Hunger and Child Deprivation
In the same vein, new data published by UNICEF showed a sharp rise in the number of children suffering from acute malnutrition across all five Darfur states.
The number has increased by 46% in the first five months of this year alone.
The agency reported that more than 40,000 children have received treatment in North Darfur alone—double the number recorded during the same period last year. It also confirmed that acute malnutrition rates have exceeded the World Health Organization’s emergency thresholds in most areas.
Sheldon Yett, UNICEF Representative in Sudan, warned that children in Darfur “are going hungry due to the conflict and are being denied lifesaving assistance.”
“Even before the peak of the dry season, these numbers are dangerously high and are likely to worsen without swift humanitarian action,” he said, adding that children’s lives depend on “whether the world chooses to act or ignore the crisis.”
Victims of Sexual Violence
Meanwhile, the Darfur Women’s Platform called on the international community and humanitarian organizations to urgently assist residents of El Fasher, as well as the camps and villages that have been attacked, by providing life essentials—water, food, medicine, and supplies for women and children—through UN airlifts to ensure civilian survival.

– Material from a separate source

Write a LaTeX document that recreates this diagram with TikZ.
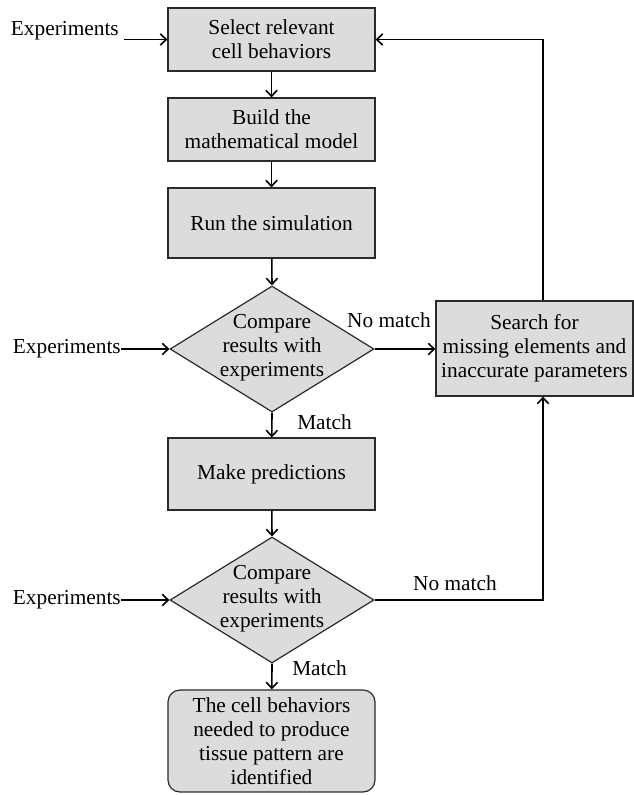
\documentclass[tikz,border=0pt]{standalone}
\usepackage{fontspec}
\setmainfont{Liberation Serif}
\usetikzlibrary{shapes.geometric,arrows.meta}
\definecolor{boxfill}{HTML}{DCDCDC}
\definecolor{boxline}{HTML}{2A2A2A}
\begin{document}
\begin{tikzpicture}[x=0.75pt,y=-0.75pt,
  every node/.style={font=\fontsize{16}{18}\selectfont},
  stepbox/.style={draw=boxline,line width=0.9pt,fill=boxfill,rectangle,align=center,
    minimum width=155.25pt,inner sep=0pt},
  decide/.style={draw=boxline,line width=0.9pt,fill=boxfill,diamond,inner sep=0pt,
    minimum width=153pt,minimum height=94.5pt},
  endbox/.style={stepbox,rounded corners=9pt},
  lbl/.style={inner sep=0pt},
  conn/.style={line width=1.2pt,-{Straight Barb[length=4.5pt,width=8.5pt]}}
]
\useasboundingbox (0,0) rectangle (634,795);

\node[stepbox,minimum height=47.25pt] (b1) at (271.5,39.5) {Select relevant\\cell behaviors};
\node[stepbox,minimum height=47.25pt] (b2) at (271.5,129.5) {Build the\\mathematical model};
\node[stepbox,minimum height=52.5pt] (b3) at (271.5,223) {Run the simulation};
\node[decide] (d1) at (272,349) {};
\node[align=center,inner sep=0pt] (d1t) at (272,348) {Compare\\results with\\experiments};
\node[stepbox,minimum height=54pt] (b4) at (271.5,474) {Make predictions};
\node[decide] (d2) at (272,600) {};
\node[align=center,inner sep=0pt] (d2t) at (272,599) {Compare\\results with\\experiments};
\node[endbox,minimum height=76.5pt] (fin) at (271.5,741) {The cell behaviors\\needed to produce\\tissue pattern are\\identified};
\node[stepbox,minimum width=147.75pt,minimum height=71.25pt] (s) at (534.5,348.5) {Search for\\missing elements and\\inaccurate parameters};

\node[lbl,anchor=east] (x1) at (119,31) {Experiments};
\coordinate (x1a) at (124,39.5);
\node[lbl,anchor=east] (x2) at (121,349) {Experiments};
\node[lbl,anchor=east] (x3) at (121,600) {Experiments};

\node[lbl] (nm1) at (389,320) {No match};
\node[lbl] (nm2) at (455,583) {No match};
\node[lbl,anchor=west] (m1) at (297,422) {Match};
\node[lbl,anchor=west] (m2) at (292,668) {Match};

\coordinate (lx) at (543,0);

\draw[conn] (x1a) -- (b1.west);
\draw[conn] (x2) -- (d1.west);
\draw[conn] (x3) -- (d2.west);
\draw[conn] (b1) -- (b2);
\draw[conn] (b2) -- (b3);
\draw[conn] (b3) -- (d1.north);
\draw[conn] (d1.south) -- (b4);
\draw[conn] (b4) -- (d2.north);
\draw[conn] (d2.south) -- (fin);
\draw[conn] (d1.east) -- (d1.east -| s.west);
\draw[conn] (s.north -| lx) |- (b1.east);
\draw[conn] (d2.east) -| (s.south -| lx);
\end{tikzpicture}
\end{document}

The platform’s statement also stressed the need for immediate shelter for survivors of sexual violence, including women, girls, young children, and mothers, along with medical assistance and psychological support for them, people with special needs, and children displaced by the war. It further called for the documentation and monitoring of all violations committed, with the aim of prosecuting perpetrators in accordance with international humanitarian law.